───── GIVEN INFORMATION

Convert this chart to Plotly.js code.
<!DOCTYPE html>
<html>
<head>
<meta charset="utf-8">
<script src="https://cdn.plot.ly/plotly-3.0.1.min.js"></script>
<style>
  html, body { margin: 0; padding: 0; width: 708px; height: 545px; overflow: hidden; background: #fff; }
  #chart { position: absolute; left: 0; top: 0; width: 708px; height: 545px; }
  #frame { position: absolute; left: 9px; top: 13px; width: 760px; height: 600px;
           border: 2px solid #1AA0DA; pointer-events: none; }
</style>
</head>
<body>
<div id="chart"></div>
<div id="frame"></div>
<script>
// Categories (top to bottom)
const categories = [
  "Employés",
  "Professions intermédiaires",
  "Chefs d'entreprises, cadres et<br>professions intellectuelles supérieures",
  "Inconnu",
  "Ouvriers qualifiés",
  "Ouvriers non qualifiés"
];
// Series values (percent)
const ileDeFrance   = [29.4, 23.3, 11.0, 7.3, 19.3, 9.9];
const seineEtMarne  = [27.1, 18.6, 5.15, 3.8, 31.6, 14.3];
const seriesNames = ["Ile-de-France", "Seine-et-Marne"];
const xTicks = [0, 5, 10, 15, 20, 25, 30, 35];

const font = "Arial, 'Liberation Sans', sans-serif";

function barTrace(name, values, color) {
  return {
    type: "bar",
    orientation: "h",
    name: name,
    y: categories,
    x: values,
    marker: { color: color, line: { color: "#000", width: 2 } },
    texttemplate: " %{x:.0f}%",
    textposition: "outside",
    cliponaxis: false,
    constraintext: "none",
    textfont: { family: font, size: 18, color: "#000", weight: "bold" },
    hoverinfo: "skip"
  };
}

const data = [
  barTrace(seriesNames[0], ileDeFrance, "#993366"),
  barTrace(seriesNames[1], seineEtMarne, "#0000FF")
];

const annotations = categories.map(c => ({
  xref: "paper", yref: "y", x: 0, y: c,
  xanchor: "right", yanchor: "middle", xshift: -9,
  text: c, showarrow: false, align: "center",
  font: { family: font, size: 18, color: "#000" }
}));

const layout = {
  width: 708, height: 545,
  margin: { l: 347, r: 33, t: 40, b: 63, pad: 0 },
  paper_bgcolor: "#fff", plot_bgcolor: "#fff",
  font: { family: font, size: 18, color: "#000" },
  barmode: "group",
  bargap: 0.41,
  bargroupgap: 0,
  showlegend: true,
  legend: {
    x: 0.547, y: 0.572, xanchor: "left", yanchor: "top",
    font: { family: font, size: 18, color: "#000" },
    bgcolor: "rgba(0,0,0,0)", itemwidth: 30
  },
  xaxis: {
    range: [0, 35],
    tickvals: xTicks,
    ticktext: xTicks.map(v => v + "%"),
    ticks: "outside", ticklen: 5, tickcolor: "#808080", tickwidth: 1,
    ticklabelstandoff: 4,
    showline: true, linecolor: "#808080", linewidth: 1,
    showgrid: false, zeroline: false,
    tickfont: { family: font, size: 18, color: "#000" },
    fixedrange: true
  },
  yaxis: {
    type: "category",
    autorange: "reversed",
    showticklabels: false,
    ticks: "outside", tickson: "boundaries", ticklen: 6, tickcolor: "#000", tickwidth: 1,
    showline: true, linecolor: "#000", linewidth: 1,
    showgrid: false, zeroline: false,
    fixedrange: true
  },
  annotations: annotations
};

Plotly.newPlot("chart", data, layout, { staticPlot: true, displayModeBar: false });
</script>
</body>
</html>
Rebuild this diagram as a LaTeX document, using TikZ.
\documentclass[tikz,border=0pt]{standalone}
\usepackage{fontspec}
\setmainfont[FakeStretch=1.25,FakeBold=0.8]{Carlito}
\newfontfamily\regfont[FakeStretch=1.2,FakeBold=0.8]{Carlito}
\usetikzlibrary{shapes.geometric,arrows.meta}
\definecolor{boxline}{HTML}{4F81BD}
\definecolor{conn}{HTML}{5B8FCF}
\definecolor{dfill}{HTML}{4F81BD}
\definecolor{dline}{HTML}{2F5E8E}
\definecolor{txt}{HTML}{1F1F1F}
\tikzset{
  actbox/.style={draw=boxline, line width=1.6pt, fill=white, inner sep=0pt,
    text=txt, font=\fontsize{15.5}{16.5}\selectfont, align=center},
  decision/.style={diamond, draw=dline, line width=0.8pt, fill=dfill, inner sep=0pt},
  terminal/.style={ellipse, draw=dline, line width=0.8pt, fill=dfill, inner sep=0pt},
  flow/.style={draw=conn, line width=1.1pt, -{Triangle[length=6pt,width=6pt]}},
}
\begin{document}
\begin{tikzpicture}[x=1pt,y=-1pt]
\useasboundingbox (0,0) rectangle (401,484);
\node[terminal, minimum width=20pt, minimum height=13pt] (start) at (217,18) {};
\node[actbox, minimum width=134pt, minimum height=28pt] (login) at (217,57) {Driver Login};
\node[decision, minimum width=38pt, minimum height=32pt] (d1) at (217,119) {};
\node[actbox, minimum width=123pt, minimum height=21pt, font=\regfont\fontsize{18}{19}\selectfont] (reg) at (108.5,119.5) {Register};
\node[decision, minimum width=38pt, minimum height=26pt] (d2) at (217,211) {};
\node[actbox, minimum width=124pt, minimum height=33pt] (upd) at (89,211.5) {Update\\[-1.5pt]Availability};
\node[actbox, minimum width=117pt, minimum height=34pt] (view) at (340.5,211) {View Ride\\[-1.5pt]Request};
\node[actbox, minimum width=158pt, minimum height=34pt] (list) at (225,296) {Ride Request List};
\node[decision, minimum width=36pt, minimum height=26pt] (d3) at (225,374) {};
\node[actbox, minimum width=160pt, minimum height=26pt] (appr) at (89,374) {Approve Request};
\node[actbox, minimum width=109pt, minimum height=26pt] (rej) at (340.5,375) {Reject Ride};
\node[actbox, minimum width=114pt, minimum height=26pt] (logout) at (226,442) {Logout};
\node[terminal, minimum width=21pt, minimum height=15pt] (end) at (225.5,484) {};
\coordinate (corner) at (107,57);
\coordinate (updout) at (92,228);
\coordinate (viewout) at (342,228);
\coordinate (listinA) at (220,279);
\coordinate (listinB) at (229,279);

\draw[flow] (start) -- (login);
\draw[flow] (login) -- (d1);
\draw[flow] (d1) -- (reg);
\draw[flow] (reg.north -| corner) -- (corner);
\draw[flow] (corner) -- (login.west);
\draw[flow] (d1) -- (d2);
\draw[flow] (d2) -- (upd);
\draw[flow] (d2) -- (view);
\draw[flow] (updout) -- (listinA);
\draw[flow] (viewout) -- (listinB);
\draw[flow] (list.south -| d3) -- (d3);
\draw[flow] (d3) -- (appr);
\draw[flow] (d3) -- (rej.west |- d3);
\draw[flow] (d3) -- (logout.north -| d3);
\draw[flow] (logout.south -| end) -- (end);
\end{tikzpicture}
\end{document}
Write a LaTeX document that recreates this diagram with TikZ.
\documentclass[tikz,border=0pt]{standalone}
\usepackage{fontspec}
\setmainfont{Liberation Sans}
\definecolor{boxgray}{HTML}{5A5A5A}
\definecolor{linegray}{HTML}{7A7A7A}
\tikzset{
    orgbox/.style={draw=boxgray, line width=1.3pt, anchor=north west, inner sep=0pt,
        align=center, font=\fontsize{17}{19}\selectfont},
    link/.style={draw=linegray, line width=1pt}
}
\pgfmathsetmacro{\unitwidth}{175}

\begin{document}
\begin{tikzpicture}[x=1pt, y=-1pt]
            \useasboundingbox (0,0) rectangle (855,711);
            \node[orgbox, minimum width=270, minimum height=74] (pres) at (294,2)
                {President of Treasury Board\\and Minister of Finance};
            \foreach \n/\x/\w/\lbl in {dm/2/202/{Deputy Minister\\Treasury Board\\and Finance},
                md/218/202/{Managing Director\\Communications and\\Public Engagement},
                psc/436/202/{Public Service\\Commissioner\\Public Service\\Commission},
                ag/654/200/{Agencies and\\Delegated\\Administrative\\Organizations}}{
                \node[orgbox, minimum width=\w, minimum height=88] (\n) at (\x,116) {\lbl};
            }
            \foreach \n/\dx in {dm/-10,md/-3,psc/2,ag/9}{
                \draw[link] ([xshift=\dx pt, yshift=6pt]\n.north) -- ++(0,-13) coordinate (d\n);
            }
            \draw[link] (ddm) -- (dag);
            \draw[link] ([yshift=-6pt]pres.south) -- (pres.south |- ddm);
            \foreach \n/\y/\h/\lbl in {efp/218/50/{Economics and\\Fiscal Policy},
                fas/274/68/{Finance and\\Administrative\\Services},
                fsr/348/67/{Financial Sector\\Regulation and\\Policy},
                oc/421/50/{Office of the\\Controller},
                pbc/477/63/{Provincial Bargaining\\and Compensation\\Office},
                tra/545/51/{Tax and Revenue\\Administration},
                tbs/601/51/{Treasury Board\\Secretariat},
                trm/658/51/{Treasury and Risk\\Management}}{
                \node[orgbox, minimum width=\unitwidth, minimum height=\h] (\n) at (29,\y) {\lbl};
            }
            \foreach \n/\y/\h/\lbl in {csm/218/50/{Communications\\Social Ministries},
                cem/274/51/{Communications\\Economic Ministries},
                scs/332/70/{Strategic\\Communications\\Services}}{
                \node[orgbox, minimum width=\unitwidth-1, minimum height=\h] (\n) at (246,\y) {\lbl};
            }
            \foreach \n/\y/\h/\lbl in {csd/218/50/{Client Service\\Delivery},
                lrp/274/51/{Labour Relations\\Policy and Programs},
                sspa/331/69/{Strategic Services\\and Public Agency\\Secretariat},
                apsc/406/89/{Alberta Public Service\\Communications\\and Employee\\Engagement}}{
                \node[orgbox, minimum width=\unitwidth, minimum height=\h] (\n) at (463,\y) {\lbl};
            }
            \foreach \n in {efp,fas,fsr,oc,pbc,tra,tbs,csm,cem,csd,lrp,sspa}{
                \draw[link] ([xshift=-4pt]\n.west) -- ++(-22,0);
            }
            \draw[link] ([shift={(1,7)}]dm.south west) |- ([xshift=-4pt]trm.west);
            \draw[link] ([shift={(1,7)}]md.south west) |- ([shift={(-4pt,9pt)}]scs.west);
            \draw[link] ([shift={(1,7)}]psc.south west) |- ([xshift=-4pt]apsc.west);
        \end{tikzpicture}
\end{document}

──────────

■ **WRITTEN TASK**
In the material above, show every line where the word "LaTeX" turns up.

■ **RESULT BELOW**
Rebuild this diagram as a LaTeX document, using TikZ.
Write a LaTeX document that recreates this diagram with TikZ.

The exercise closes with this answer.